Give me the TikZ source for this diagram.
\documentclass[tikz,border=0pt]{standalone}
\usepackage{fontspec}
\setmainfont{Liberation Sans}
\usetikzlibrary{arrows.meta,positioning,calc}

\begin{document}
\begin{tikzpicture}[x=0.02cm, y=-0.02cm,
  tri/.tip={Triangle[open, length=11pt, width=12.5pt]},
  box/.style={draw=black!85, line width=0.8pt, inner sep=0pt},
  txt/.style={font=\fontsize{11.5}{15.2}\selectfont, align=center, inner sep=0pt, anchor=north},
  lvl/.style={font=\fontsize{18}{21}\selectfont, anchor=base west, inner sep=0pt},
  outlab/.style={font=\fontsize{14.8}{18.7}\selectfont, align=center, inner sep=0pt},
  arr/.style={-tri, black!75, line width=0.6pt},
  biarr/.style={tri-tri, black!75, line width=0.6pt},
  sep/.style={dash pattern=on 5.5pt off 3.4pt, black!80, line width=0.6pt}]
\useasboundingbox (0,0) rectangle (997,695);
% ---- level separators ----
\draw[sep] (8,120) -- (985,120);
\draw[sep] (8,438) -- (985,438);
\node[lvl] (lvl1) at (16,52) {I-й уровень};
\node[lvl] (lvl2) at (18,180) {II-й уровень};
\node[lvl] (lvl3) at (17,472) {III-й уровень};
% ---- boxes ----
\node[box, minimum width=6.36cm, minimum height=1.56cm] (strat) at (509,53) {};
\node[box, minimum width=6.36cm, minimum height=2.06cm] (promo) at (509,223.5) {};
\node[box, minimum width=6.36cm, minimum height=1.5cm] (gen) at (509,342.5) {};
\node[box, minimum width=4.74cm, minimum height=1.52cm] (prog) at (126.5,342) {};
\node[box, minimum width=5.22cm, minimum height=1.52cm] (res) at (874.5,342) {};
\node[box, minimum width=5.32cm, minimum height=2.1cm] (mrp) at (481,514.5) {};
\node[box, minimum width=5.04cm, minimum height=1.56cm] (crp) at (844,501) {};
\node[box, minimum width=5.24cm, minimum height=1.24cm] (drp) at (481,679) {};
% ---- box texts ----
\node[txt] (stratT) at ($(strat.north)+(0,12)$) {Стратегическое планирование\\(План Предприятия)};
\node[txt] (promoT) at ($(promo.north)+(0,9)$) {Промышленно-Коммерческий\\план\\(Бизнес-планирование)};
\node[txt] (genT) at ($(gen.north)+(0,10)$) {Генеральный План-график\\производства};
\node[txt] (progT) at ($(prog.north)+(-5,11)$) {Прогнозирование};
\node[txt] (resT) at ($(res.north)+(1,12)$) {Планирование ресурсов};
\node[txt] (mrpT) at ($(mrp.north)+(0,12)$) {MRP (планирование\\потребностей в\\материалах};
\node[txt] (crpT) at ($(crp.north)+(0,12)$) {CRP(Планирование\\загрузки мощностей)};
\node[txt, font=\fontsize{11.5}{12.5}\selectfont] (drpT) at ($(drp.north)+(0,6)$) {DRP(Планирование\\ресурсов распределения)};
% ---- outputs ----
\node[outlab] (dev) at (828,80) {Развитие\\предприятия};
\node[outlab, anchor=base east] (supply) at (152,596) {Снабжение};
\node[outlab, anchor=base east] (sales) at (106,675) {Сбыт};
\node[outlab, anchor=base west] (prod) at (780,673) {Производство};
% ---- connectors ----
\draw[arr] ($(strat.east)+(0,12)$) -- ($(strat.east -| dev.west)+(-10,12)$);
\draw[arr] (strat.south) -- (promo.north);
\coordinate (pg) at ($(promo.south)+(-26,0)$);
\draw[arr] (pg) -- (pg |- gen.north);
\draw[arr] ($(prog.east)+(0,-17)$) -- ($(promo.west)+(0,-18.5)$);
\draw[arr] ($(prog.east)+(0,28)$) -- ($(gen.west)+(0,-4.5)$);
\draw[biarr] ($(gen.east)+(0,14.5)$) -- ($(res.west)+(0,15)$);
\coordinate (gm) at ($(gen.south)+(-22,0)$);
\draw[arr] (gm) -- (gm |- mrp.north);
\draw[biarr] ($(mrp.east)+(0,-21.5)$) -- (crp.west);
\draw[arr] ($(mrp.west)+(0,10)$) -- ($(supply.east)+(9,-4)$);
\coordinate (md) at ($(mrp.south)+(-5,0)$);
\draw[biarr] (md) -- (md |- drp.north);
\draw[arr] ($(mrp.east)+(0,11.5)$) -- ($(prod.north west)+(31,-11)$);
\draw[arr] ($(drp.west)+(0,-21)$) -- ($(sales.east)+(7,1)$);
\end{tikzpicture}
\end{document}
* * *
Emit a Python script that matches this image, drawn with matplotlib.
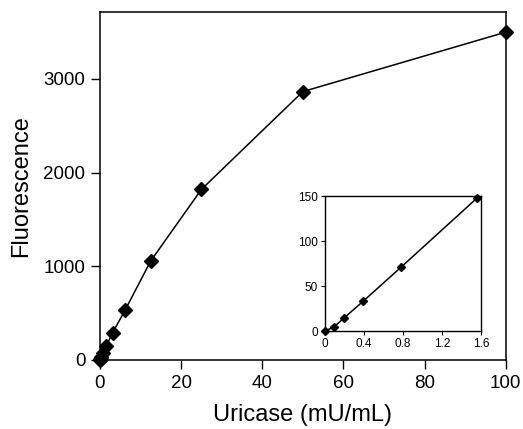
==
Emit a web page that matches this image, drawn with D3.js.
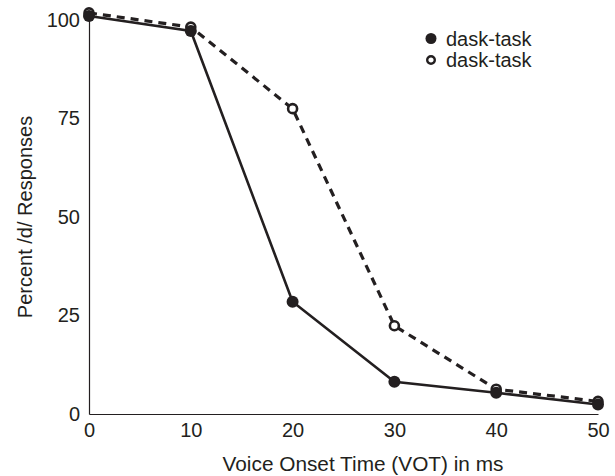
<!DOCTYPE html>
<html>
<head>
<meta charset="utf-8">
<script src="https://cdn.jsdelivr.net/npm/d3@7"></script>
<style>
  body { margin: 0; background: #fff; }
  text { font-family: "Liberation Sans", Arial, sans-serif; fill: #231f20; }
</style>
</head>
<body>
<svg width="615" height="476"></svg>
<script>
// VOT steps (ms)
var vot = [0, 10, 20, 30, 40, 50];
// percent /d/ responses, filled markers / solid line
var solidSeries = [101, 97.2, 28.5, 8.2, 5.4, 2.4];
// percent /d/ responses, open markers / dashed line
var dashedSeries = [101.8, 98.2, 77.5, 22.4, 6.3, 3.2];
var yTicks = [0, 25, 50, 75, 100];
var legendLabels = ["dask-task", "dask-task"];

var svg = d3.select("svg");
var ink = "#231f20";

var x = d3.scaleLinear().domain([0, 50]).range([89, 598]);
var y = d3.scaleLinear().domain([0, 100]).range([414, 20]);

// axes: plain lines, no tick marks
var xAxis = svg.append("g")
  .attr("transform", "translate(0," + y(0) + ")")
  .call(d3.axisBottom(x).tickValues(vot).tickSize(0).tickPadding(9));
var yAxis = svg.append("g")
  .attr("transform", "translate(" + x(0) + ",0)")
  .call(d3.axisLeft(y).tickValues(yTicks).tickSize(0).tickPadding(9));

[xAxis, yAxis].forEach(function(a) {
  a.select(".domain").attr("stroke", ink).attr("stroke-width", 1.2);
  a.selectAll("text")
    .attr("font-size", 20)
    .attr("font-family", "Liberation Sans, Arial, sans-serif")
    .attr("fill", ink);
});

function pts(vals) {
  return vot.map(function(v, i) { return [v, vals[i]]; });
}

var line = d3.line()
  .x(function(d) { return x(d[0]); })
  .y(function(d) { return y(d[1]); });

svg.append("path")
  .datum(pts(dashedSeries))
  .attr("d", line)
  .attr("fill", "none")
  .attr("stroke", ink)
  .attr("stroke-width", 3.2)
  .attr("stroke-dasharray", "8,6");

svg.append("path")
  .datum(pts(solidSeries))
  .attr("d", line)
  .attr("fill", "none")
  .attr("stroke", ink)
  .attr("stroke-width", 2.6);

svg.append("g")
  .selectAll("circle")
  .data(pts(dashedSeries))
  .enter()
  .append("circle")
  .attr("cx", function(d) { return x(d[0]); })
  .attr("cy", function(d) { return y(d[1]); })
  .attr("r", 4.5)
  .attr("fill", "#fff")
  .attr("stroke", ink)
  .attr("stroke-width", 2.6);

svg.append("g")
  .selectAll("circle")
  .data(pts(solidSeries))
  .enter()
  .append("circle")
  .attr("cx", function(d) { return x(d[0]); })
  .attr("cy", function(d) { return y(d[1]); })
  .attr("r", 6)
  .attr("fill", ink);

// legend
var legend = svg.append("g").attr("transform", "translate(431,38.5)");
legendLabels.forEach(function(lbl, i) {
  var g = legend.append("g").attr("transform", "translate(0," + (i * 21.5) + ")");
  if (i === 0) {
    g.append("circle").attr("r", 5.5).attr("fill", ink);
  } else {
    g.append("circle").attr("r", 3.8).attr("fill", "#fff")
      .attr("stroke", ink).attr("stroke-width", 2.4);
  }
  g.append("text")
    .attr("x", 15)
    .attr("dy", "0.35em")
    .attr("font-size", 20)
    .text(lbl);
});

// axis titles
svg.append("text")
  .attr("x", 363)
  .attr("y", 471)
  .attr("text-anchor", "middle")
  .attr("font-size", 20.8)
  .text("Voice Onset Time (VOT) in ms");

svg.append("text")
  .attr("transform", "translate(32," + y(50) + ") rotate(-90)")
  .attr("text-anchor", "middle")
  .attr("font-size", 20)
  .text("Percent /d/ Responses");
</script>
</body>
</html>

* Problem statement *
Copy out, exactly, every line from the one that contains "Emit a web page" through the one that contains "var y = d3.scaleLinear().domain([0, 100]).range([414, 20]);". Pictures stay out of the copy.

* Correct response *
Emit a web page that matches this image, drawn with D3.js.
<!DOCTYPE html>
<html>
<head>
<meta charset="utf-8">
<script src="https://cdn.jsdelivr.net/npm/d3@7"></script>
<style>
  body { margin: 0; background: #fff; }
  text { font-family: "Liberation Sans", Arial, sans-serif; fill: #231f20; }
</style>
</head>
<body>
<svg width="615" height="476"></svg>
<script>
// VOT steps (ms)
var vot = [0, 10, 20, 30, 40, 50];
// percent /d/ responses, filled markers / solid line
var solidSeries = [101, 97.2, 28.5, 8.2, 5.4, 2.4];
// percent /d/ responses, open markers / dashed line
var dashedSeries = [101.8, 98.2, 77.5, 22.4, 6.3, 3.2];
var yTicks = [0, 25, 50, 75, 100];
var legendLabels = ["dask-task", "dask-task"];

var svg = d3.select("svg");
var ink = "#231f20";

var x = d3.scaleLinear().domain([0, 50]).range([89, 598]);
var y = d3.scaleLinear().domain([0, 100]).range([414, 20]);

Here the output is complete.